1911 Encyclopædia Britannica/Tell el Amarna
|←Tell, William||1911 Encyclopædia Britannica, Volume 26
Tell el Amarna
|Teller, Wilhelm Abraham→|
|See also Amarna on Wikipedia; and our 1911 Encyclopædia Britannica disclaimer.|
TELL EL AMARNA, the name now given to a collection of ruins and rock tombs in Upper Egypt near the east bank of the Nile, 58 m. by river below Assiut and 190 m. above Cairo. The ruins are those of Ekhaton (Akhet-Aton), a city built c. 1360 B.C. by Akhenaton (Amenophis IV.) as the new capital of his empire (in place of Thebes) when he abandoned the worship of Ammon and devoted himself to that of Aton, i.e. the sun (see Egypt: History, § Ancient). Shortly after the death of Akhenaton the court returned to Thebes, and the city, after an existence of perhaps only twenty years — of fifty years at the utmost — was abandoned. Not having been inhabited since, the lines of the streets and the ground-plans of many buildings can still be traced. The chief ruins are those of the royal palace and of the House of the Rolls; there are scanty remains of the great temple. In the palace are four pavements of painted stucco work in fair preservation. They were discovered in 1891-92 by Prof. Flinders Petrie (see his Tell el Amarna, 1894). In the Rolls House were discovered in 1887 by the fellahin some 300 clay tablets inscribed with cuneiform characters. They are letters and state documents addressed to Amenophis IV. and his father, from the kings of Babylon, Assyria, &c., and from the Egyptian governors in Syria and neighbouring districts. The greater part of them were purchased for the Berlin Museum, but a large number were secured for the British Museum. Their contents proved invaluable for the reconstruction of the history, social and political, of Egypt and Western Asia during that period.
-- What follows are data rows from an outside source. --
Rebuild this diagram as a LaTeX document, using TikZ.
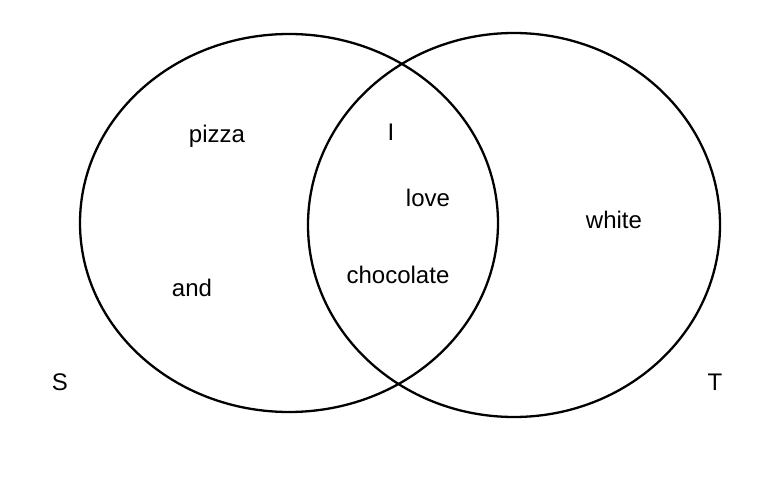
\documentclass[tikz,border=0pt]{standalone}
\usepackage{fontspec}
\setmainfont{Liberation Sans}
\usetikzlibrary{positioning,shapes.geometric}

\begin{document}
\begin{tikzpicture}[
  x=1pt, y=-1pt,
  setring/.style={draw=black, line width=2.3pt, ellipse, inner sep=0pt, outer sep=0pt},
  word/.style={font=\fontsize{24}{28}\selectfont, anchor=base, inner sep=0pt},
  setname/.style={word}
]
\useasboundingbox (0,0) rectangle (776,481);

% -- the two sets --
\node[setring, minimum width=418pt, minimum height=378pt] (setS) at (289,223) {};
\node[setring, minimum width=412pt, minimum height=384pt] (setT) at (514,225) {};

% -- words in S only --
\node[word] (pizza) at (217,143) {pizza};
\node[word] (and) at (192,296) {and};

% -- words in both --
\node[word] (I) at (391,141) {I};
\node[word] (love) at (428,207) {love};
\node[word] (chocolate) at (398,283) {chocolate};

% -- words in T only --
\node[word] (white) at (614,228) {white};

% set names
\node[setname] (nameS) at (60,390) {S};
\node[setname] (nameT) at (715,390) {T};

\end{tikzpicture}
\end{document}
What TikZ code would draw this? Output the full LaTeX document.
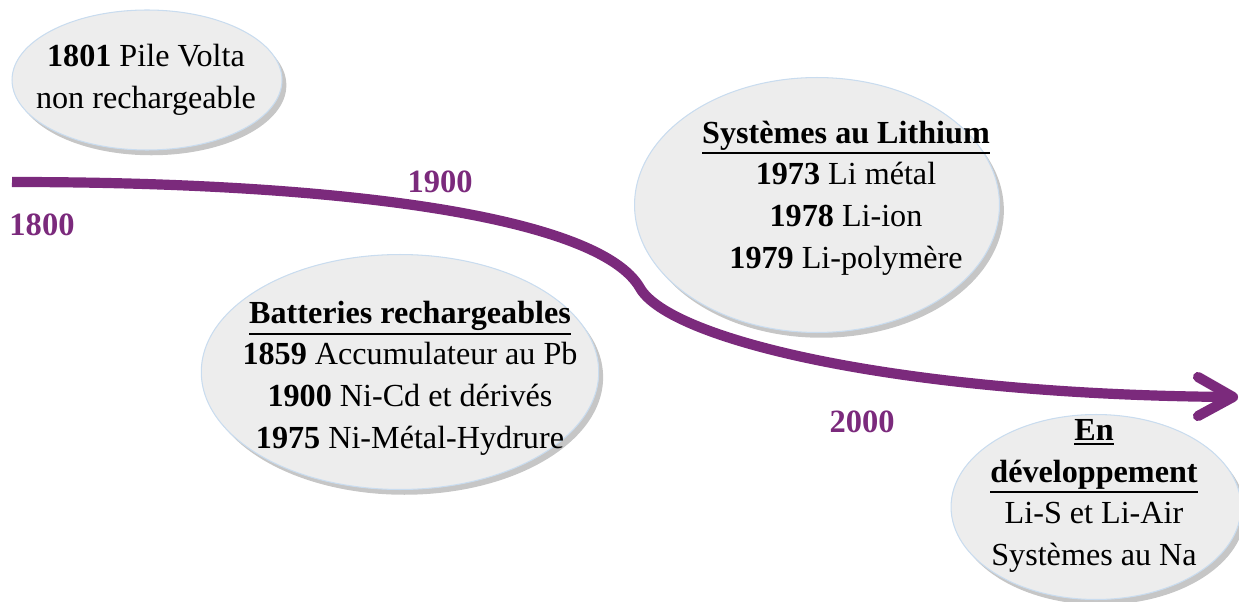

Hewn out of the sides of the hills which close in on the east the plain on which Ekhaton stood are two groups of tombs; one group lies 1½ m. N.E., and the other 3 m. S. of the city. The tombs, all of which belong to the time of Akhenaton, are full of interesting scenes in the peculiar style of the period, accompanied by hymns to the sun god. The most important tomb is, perhaps, that of Meri-Ra, high priest of the sun, which has a façade nearly 100 ft. long and two large chambers. On one of the walls of the main chamber is depicted the scene, now well known, in which a blind choir of harpists and singers celebrate the arrival of the court at the temple. In the early centuries of Moslem rule in Egypt the northern tombs were inhabited by Copts, one tomb, that of Pa-Nehesi, being turned into a church. In a ravine opening into the plain between the north and south tombs, and some seven miles from the city, is a tomb supposed to be that of Akhenaton.
The tombs and the great stelae sculptured on the cliffs which mark the bounds of the city of Akhet-Aton have been the object of special study by N. de G. Davies on behalf of the Archaeological Survey of Egypt. The results, with numerous plates and plans, are embodied in a series of memoirs, Rock Tombs of El Amarna (six parts, 1903-8).
For the tablets see Tell el Amarna Tablets in the British Museum (1892); C. Bezold, Oriental Diplomacy; the transliterated text of the Cuneiform Despatches discovered at Tell el Amarna (1893); The Tel el Amarna Letters (English translation by M. Winckler, Berlin, 1896); J. A. Knudtzon, Die El-Amarna Tafeln (Leipzig, 1907-9); W. M. F. Petrie, Syria and Egypt from the Tell el Amarna Letters (1898).